I have been asked by a number of people to share with them my veteran's trauma. They literally want to know about "the incident" that caused his combat PTSD. They usually assure me that they will never let on to him that I've told them. I tell them its none of their business. Generally, these are the same people who when they find out he is a combat veteran will lean in close to him and ask with barely contained excitement "So... have you ever killed someone?". He narrows his eyes and says "Haven't you read the job description?".
 
I relate so much to this. I stopped working in 2013 and I'm only 47. I will tell people I'm a stay at home cat mom or a stay at home wife, and get the look like "but what do you DO???"

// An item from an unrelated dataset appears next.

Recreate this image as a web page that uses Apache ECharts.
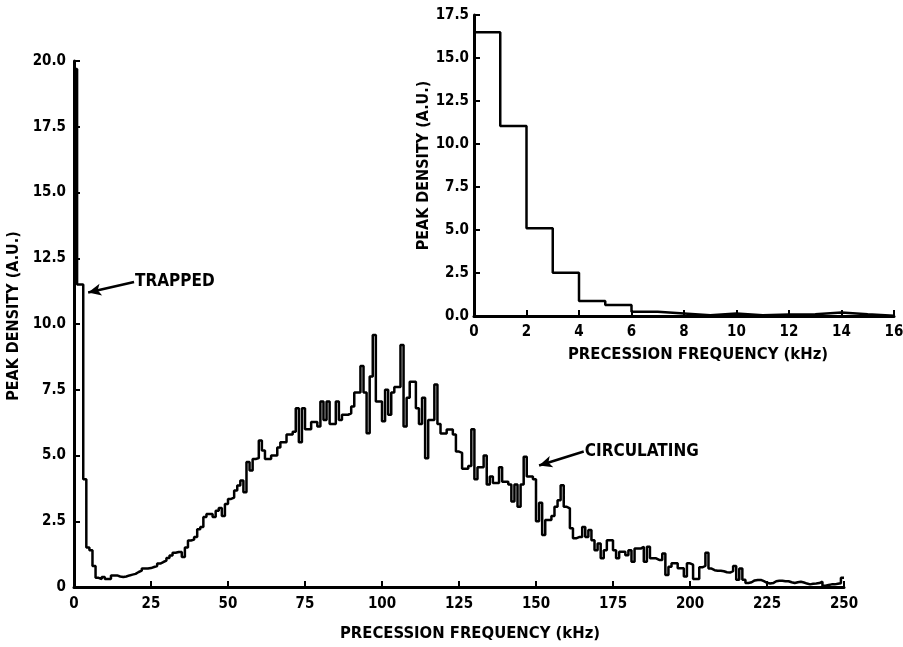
<!DOCTYPE html>
<html>
<head>
<meta charset="utf-8">
<script src="https://cdn.jsdelivr.net/npm/echarts@6/dist/echarts.min.js"></script>
<style>
html,body{margin:0;padding:0;background:#fff;}
#chart{width:903px;height:647px;}
</style>
</head>
<body>
<div id="chart"></div>
<script>
// Main histogram: 1 kHz bins from 0 to 250 kHz (value of bin i spans [i, i+1])
const mainDensity = [
  19.7, 11.5, 11.5, 4.1, 1.5, 1.4, 0.8, 0.35, 0.3, 0.38,
  0.3, 0.3, 0.44, 0.44, 0.4, 0.38, 0.4, 0.44, 0.47, 0.5,
  0.57, 0.62, 0.7, 0.7, 0.72, 0.76, 0.8, 0.89, 0.95, 1.0,
  1.1, 1.2, 1.3, 1.33, 1.33, 1.14, 1.5, 1.77, 1.8, 1.9,
  2.2, 2.28, 2.66, 2.78, 2.78, 2.66, 2.9, 3.0, 2.7, 3.16,
  3.35, 3.4, 3.67, 3.86, 4.05, 3.6, 4.75, 4.43, 4.87, 4.9,
  5.57, 5.19, 4.87, 4.87, 5.0, 5.0, 5.3, 5.5, 5.5, 5.8,
  5.8, 5.9, 6.8, 5.5, 6.8, 6.0, 6.0, 6.27, 6.27, 6.1,
  7.05, 6.35, 7.05, 6.2, 6.2, 7.05, 6.35, 6.55, 6.55, 6.6,
  6.86, 7.4, 7.4, 8.4, 7.4, 5.85, 8.0, 9.58, 7.05, 7.05,
  6.3, 7.5, 6.55, 7.4, 7.6, 7.6, 9.2, 6.1, 7.2, 7.8,
  7.8, 6.8, 6.2, 7.2, 4.9, 6.35, 6.35, 7.7, 6.2, 5.84,
  5.84, 5.99, 5.99, 5.8, 5.15, 5.1, 4.5, 4.5, 4.6, 6.0,
  4.1, 4.55, 4.55, 5.0, 3.9, 4.2, 3.95, 3.95, 4.55, 4.0,
  4.0, 3.9, 3.25, 3.9, 3.05, 3.9, 4.95, 4.2, 4.2, 4.1,
  2.5, 3.2, 1.98, 2.55, 2.55, 2.7, 3.05, 3.3, 3.87, 3.05,
  2.99, 2.23, 1.85, 1.9, 1.9, 2.28, 1.9, 2.17, 1.78, 1.4,
  1.65, 1.09, 1.4, 1.78, 1.78, 1.4, 1.09, 1.34, 1.34, 1.21,
  1.4, 0.96, 1.46, 1.46, 1.53, 0.96, 1.53, 1.09, 1.09, 1.03,
  1.03, 1.27, 0.46, 0.77, 0.9, 0.9, 0.71, 0.71, 0.4, 0.9,
  0.85, 0.3, 0.3, 0.75, 0.8, 1.3, 0.7, 0.64, 0.62, 0.62,
  0.6, 0.56, 0.55, 0.6, 0.8, 0.28, 0.7, 0.28, 0.15, 0.18,
  0.25, 0.27, 0.27, 0.22, 0.16, 0.13, 0.15, 0.22, 0.24, 0.24,
  0.22, 0.22, 0.18, 0.15, 0.18, 0.2, 0.17, 0.13, 0.1, 0.12,
  0.13, 0.15, 0.2, 0.05, 0.08, 0.1, 0.1, 0.12, 0.14, 0.35
];
// Inset histogram: 1 kHz bins from 0 to 16 kHz
const insetDensity = [16.5, 11.05, 5.1, 2.52, 0.87, 0.64, 0.25, 0.15, 0.05, 0.15, 0.05, 0.08, 0.1, 0.2, 0.1, 0.02];

const mainXTicks = [0, 250, 25];      // min, max, interval (kHz)
const mainYTicks = [0, 20, 2.5];
const insetXTicks = [0, 16, 2];
const insetYTicks = [0, 17.5, 2.5];

const xTitle = 'PRECESSION FREQUENCY (kHz)';
const yTitle = 'PEAK DENSITY (A.U.)';
const annotations = [
  {name: 'TRAPPED', from: [19.5, 11.6], to: [4.6, 11.2]},
  {name: 'CIRCULATING', from: [165.5, 5.15], to: [151, 4.62]}
];

function stepPoints(vals) {
  const pts = vals.map((v, i) => [i, v]);
  pts.push([vals.length, vals[vals.length - 1]]);
  return pts;
}

const FONT = "'DejaVu Sans Condensed', 'Liberation Sans Narrow', 'Liberation Sans', sans-serif";
const txt = {fontFamily: FONT, fontWeight: 'bold', fontSize: 17, color: '#000'};
const tickTxt = Object.assign({}, txt, {fontSize: 15});

function axisCommon() {
  return {
    axisLine: {show: true, onZero: false, lineStyle: {color: '#000', width: 3}},
    axisTick: {show: true, inside: true, length: 6, lineStyle: {color: '#000', width: 2}},
    splitLine: {show: false},
  };
}

const chart = echarts.init(document.getElementById('chart'), null, {renderer: 'canvas'});
chart.setOption({
  backgroundColor: '#fff',
  animation: false,
  grid: [
    {left: 74, top: 61, width: 770, height: 526, containLabel: false, outerBoundsMode: 'none'},
    {left: 474, top: 15, width: 420, height: 301, containLabel: false, outerBoundsMode: 'none'}
  ],
  xAxis: [
    Object.assign(axisCommon(), {
      type: 'value', gridIndex: 0, min: mainXTicks[0], max: mainXTicks[1], interval: mainXTicks[2],
      axisLabel: Object.assign({margin: 10}, tickTxt),
      name: xTitle, nameLocation: 'middle', nameGap: 38,
      nameTextStyle: Object.assign({}, txt, {fontSize: 16.5, padding: [0, 0, 0, 22]})
    }),
    Object.assign(axisCommon(), {
      type: 'value', gridIndex: 1, min: insetXTicks[0], max: insetXTicks[1], interval: insetXTicks[2],
      axisLabel: Object.assign({margin: 9}, tickTxt),
      name: xTitle, nameLocation: 'middle', nameGap: 30,
      nameTextStyle: Object.assign({}, txt, {fontSize: 16.5, padding: [0, 0, 0, 28]})
    })
  ],
  yAxis: [
    Object.assign(axisCommon(), {
      type: 'value', gridIndex: 0, min: mainYTicks[0], max: mainYTicks[1], interval: mainYTicks[2],
      axisLabel: Object.assign({margin: 8, formatter: v => v === 0 ? '0' : v.toFixed(1)}, tickTxt),
      name: yTitle, nameLocation: 'middle', nameGap: 48, nameRotate: 90,
      nameTextStyle: Object.assign({}, txt, {fontSize: 16, padding: [0, 0, 0, 16]})
    }),
    Object.assign(axisCommon(), {
      type: 'value', gridIndex: 1, min: insetYTicks[0], max: insetYTicks[1], interval: insetYTicks[2],
      axisLabel: Object.assign({margin: 5, formatter: v => v.toFixed(1)}, tickTxt),
      name: yTitle, nameLocation: 'middle', nameGap: 38, nameRotate: 90,
      nameTextStyle: Object.assign({}, txt, {fontSize: 16})
    })
  ],
  series: [
    {
      type: 'line', xAxisIndex: 0, yAxisIndex: 0, step: 'end',
      data: stepPoints(mainDensity), showSymbol: false, symbol: 'none',
      lineStyle: {color: '#000', width: 2.5}, z: 3,
      markLine: {
        silent: true, symbol: ['none', 'arrow'], symbolSize: [9, 13],
        lineStyle: {color: '#000', width: 2.5, type: 'solid'},
        label: {show: false},
        data: annotations.map(a => [{coord: a.from}, {coord: a.to}])
      },
      markPoint: {
        silent: true, symbol: 'circle', symbolSize: 0,
        label: Object.assign({show: true, position: 'right', distance: 1, formatter: p => p.name}, txt),
        data: annotations.map(a => ({name: a.name, coord: a.from}))
      }
    },
    {
      type: 'line', xAxisIndex: 1, yAxisIndex: 1, step: 'end',
      data: stepPoints(insetDensity), showSymbol: false, symbol: 'none',
      lineStyle: {color: '#000', width: 2.5}, z: 3
    }
  ]
});
</script>
</body>
</html>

Depending on the circumstance, I may tell people that I do hr consulting/ resume writing/ job coaching from home, which I would do if I had clients, or did any advertising, or had any energy to do so but none of those things are true but I would if I could. People seem more accepting of that lie. But like @Friday said, isolating is so much easier.

When my parents were having their 50th anniversary party, they asked me to lie to some of their friends and tell them that I was working rather than embarrass them by saying that I was on disability. I refused. Even as a grown-up, mommy and daddy still tried to call the shots.

It's sad that there is so much stigma around this. And @Sighs I am truly horrified that people ask the nature of your combat trauma. its bad enough to go through any of what all of us have, without some nosy jerk trying to get a thrill.